| Brief |
Give back every line exactly as it appears, pictures excluded.

| Given information |
---+---
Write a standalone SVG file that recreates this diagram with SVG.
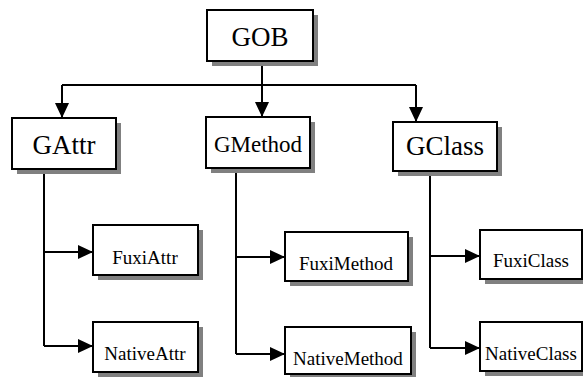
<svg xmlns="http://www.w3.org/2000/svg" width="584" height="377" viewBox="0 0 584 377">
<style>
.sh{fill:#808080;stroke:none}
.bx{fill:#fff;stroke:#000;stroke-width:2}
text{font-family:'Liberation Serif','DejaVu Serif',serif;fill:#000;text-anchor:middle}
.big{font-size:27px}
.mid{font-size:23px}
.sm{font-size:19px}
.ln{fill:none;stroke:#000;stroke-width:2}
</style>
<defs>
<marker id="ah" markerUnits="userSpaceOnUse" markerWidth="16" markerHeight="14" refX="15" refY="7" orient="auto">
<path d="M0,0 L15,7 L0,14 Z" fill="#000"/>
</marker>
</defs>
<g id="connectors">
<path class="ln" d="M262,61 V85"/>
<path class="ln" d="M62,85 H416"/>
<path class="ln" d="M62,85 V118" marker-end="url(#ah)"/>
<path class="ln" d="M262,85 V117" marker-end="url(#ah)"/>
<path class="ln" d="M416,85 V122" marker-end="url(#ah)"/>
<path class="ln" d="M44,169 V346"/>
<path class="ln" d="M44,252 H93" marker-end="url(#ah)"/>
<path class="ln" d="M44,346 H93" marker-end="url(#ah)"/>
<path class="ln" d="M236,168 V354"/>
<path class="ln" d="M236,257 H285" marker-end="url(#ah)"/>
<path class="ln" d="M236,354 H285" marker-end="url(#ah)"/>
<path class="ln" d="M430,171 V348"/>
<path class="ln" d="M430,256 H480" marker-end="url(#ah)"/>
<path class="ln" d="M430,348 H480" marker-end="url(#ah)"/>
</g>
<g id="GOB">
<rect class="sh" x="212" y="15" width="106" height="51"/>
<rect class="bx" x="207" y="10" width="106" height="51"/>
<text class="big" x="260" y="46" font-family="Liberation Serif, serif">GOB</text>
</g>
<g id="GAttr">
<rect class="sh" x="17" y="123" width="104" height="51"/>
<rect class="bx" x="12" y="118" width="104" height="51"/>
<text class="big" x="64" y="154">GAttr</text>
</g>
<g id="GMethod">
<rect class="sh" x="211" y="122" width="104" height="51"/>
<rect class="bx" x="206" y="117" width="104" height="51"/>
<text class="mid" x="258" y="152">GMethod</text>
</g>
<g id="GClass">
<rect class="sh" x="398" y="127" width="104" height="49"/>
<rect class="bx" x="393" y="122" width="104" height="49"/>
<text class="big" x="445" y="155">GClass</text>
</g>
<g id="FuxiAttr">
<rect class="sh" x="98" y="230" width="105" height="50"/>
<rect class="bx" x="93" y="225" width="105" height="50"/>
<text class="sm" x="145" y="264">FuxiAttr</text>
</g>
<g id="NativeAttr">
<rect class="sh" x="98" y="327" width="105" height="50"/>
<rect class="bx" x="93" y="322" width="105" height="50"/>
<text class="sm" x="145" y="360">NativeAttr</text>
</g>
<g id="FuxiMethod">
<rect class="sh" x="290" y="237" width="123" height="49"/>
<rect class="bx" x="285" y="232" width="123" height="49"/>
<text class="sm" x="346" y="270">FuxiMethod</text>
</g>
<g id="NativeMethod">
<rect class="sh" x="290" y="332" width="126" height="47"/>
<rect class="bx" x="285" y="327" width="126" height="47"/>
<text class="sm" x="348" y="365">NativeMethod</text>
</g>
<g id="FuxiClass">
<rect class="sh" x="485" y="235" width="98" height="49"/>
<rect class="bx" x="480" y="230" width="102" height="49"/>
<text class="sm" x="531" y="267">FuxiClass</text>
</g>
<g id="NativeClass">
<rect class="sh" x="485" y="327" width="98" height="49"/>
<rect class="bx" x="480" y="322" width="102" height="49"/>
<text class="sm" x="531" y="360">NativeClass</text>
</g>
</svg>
---+---
| Solution |
Write a standalone SVG file that recreates this diagram with SVG.
<svg xmlns="http://www.w3.org/2000/svg" width="584" height="377" viewBox="0 0 584 377">
<style>
.sh{fill:#808080;stroke:none}
.bx{fill:#fff;stroke:#000;stroke-width:2}
text{font-family:'Liberation Serif','DejaVu Serif',serif;fill:#000;text-anchor:middle}
.big{font-size:27px}
.mid{font-size:23px}
.sm{font-size:19px}
.ln{fill:none;stroke:#000;stroke-width:2}
</style>
<defs>
<marker id="ah" markerUnits="userSpaceOnUse" markerWidth="16" markerHeight="14" refX="15" refY="7" orient="auto">
<path d="M0,0 L15,7 L0,14 Z" fill="#000"/>
</marker>
</defs>
<g id="connectors">
<path class="ln" d="M262,61 V85"/>
<path class="ln" d="M62,85 H416"/>
<path class="ln" d="M62,85 V118" marker-end="url(#ah)"/>
<path class="ln" d="M262,85 V117" marker-end="url(#ah)"/>
<path class="ln" d="M416,85 V122" marker-end="url(#ah)"/>
<path class="ln" d="M44,169 V346"/>
<path class="ln" d="M44,252 H93" marker-end="url(#ah)"/>
<path class="ln" d="M44,346 H93" marker-end="url(#ah)"/>
<path class="ln" d="M236,168 V354"/>
<path class="ln" d="M236,257 H285" marker-end="url(#ah)"/>
<path class="ln" d="M236,354 H285" marker-end="url(#ah)"/>
<path class="ln" d="M430,171 V348"/>
<path class="ln" d="M430,256 H480" marker-end="url(#ah)"/>
<path class="ln" d="M430,348 H480" marker-end="url(#ah)"/>
</g>
<g id="GOB">
<rect class="sh" x="212" y="15" width="106" height="51"/>
<rect class="bx" x="207" y="10" width="106" height="51"/>
<text class="big" x="260" y="46" font-family="Liberation Serif, serif">GOB</text>
</g>
<g id="GAttr">
<rect class="sh" x="17" y="123" width="104" height="51"/>
<rect class="bx" x="12" y="118" width="104" height="51"/>
<text class="big" x="64" y="154">GAttr</text>
</g>
<g id="GMethod">
<rect class="sh" x="211" y="122" width="104" height="51"/>
<rect class="bx" x="206" y="117" width="104" height="51"/>
<text class="mid" x="258" y="152">GMethod</text>
</g>
<g id="GClass">
<rect class="sh" x="398" y="127" width="104" height="49"/>
<rect class="bx" x="393" y="122" width="104" height="49"/>
<text class="big" x="445" y="155">GClass</text>
</g>
<g id="FuxiAttr">
<rect class="sh" x="98" y="230" width="105" height="50"/>
<rect class="bx" x="93" y="225" width="105" height="50"/>
<text class="sm" x="145" y="264">FuxiAttr</text>
</g>
<g id="NativeAttr">
<rect class="sh" x="98" y="327" width="105" height="50"/>
<rect class="bx" x="93" y="322" width="105" height="50"/>
<text class="sm" x="145" y="360">NativeAttr</text>
</g>
<g id="FuxiMethod">
<rect class="sh" x="290" y="237" width="123" height="49"/>
<rect class="bx" x="285" y="232" width="123" height="49"/>
<text class="sm" x="346" y="270">FuxiMethod</text>
</g>
<g id="NativeMethod">
<rect class="sh" x="290" y="332" width="126" height="47"/>
<rect class="bx" x="285" y="327" width="126" height="47"/>
<text class="sm" x="348" y="365">NativeMethod</text>
</g>
<g id="FuxiClass">
<rect class="sh" x="485" y="235" width="98" height="49"/>
<rect class="bx" x="480" y="230" width="102" height="49"/>
<text class="sm" x="531" y="267">FuxiClass</text>
</g>
<g id="NativeClass">
<rect class="sh" x="485" y="327" width="98" height="49"/>
<rect class="bx" x="480" y="322" width="102" height="49"/>
<text class="sm" x="531" y="360">NativeClass</text>
</g>
</svg>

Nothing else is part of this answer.